Le pays de la violence : Walking on the line

Continuant son formidable travail d’édition de précieux films du patrimoine américain, Sidonis Calysta a sorti l’artillerie lourde avec Le pays de la violence, film relativement méconnu de la carrière de John Frankenheimer (Un crime dans la tête, Sept jours en mai), mais qui mérite amplement d’être découvert et examiné sous toutes ses coutures. Une édition collector avec Blu-ray, DVD et livre est ainsi disponible chez Sidonis depuis le 5 décembre dernier, l’occasion de se plonger dans une petite bourgade du Tennessee, rythmée par les chansons de Johnny Cash qui donne au film son titre original : I walk the line, bien plus pertinent que Le pays de la violence qui ne veut pas dire grand-chose.

Dès sa séquence d’ouverture, le film dit beaucoup de choses. L’existence du shérif Henry Tawes est morne et sans surprises. Gregory Peck, l’œil éteint, la mine fatiguée, donne corps à un personnage lassé de son travail (qui consiste à régler des querelles de voisinage) et de son mariage avec une femme compréhensive mais avec laquelle il ne partage plus rien. Et le voilà qui rencontre la jeune Alma McCain, blonde pétillante aux airs naïfs dont le charme juvénile fait des ravages. En quelques instants, Tawes voit son existence chamboulée. Alma étant la fille d’un distillateur d’alcool de contrebande poursuivi par l’état, le shérif envoie valser toutes les conventions. Il trahit son couple et la loi qu’il est censé faire respecter, camouflant aux yeux d’un agent du gouvernement les activités de la famille McCain. Fou d’amour, prêt à tout quitter pour Alma, il ne semble pas réaliser qu’il est manipulé et sa carapace se fissure peu à peu, prête à imploser à tout moment…

Longtemps passé inaperçu, à la fois dans la carrière de Frankenheimer et de Gregory Peck (qui s’estimera relativement mécontent du résultat final, considérant que le meilleur de ce qui avait été tourné est resté dans la salle de montage), Le pays de la violence est pourtant un grand film américain, profondément ancré dans la mouvance du Nouvel Hollywood, s’identifiant clairement comme une production des années 70, à la fois par sa mise en scène plus brute qu’à l’accoutumée de la part du cinéaste mais également par ses thématiques, explorant l’envers de l’Amérique et de sa violence sous-jacente. Ainsi, le film nous montre une petite ville en décrépitude, comme coincée dans une boucle temporelle. Le père de Tawes attend depuis des années le retour de sa femme et de ses filles décédées dans un accident, sa femme lit le Reader’s Digest pour combler le vide de son existence, son adjoint est un type libineux parfaitement inquiétant, le père d’Alma distille de l’alcool pour survivre tant bien que mal comme si l’on était encore à la Prohibition et n’a aucun scrupules à pousser sa fille dans le lit des hommes pouvant arranger ses affaires. Alma elle-même, dans un mélange de candeur et de séduction, semble parfaitement au courant de ses charmes tout en jouant les naïves et les innocentes, causant la perte du shérif qui voit en elle la seule échappatoire de son existence.
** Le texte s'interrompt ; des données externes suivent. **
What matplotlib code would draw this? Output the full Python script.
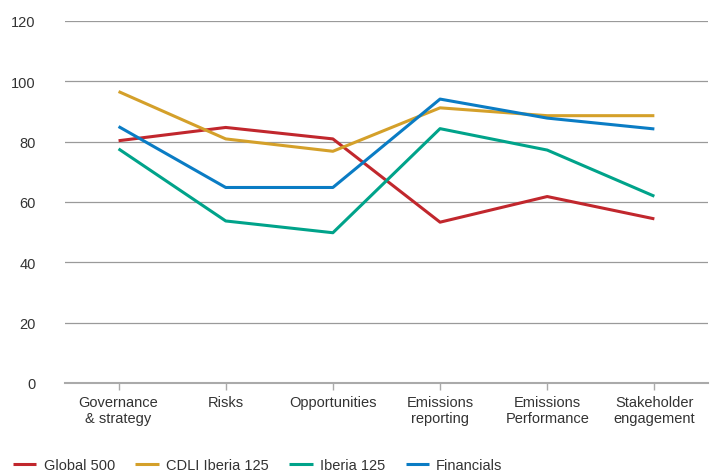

On a rarement vu Peck dans un tel rôle, cédant à ses pulsions et il faut dire que l’on a connu l’acteur plus à l’aise. S’il joue parfaitement bien l’homme lassé de sa propre vie, il est beaucoup moins convaincant dès qu’il s’agit de jouer la passion amoureuse. Tuesday Weld vient cependant équilibrer le tout avec une prestation qui fait des ravages, crevant l’écran dans une délicate partition, captant toutes les nuances de son personnage, à la fois victime et manipulatrice dans ce qui s’avère le meilleur rôle de sa carrière. Cette peinture de l’americana en perdition, comme en décomposition et ce portrait d’un homme intègre lâchant tout ce pour quoi il s’est toujours défendu simplement pour se sentir vivre à nouveau font de ce Pays de la violence un morceau immanquable pour appréhender le cinéma américain des années 70 dans sa richesse et affirme Frankenheimer comme un cinéaste décidément éclectique dont la carrière est définitivement à remettre en avant dans les cercles cinéphiles.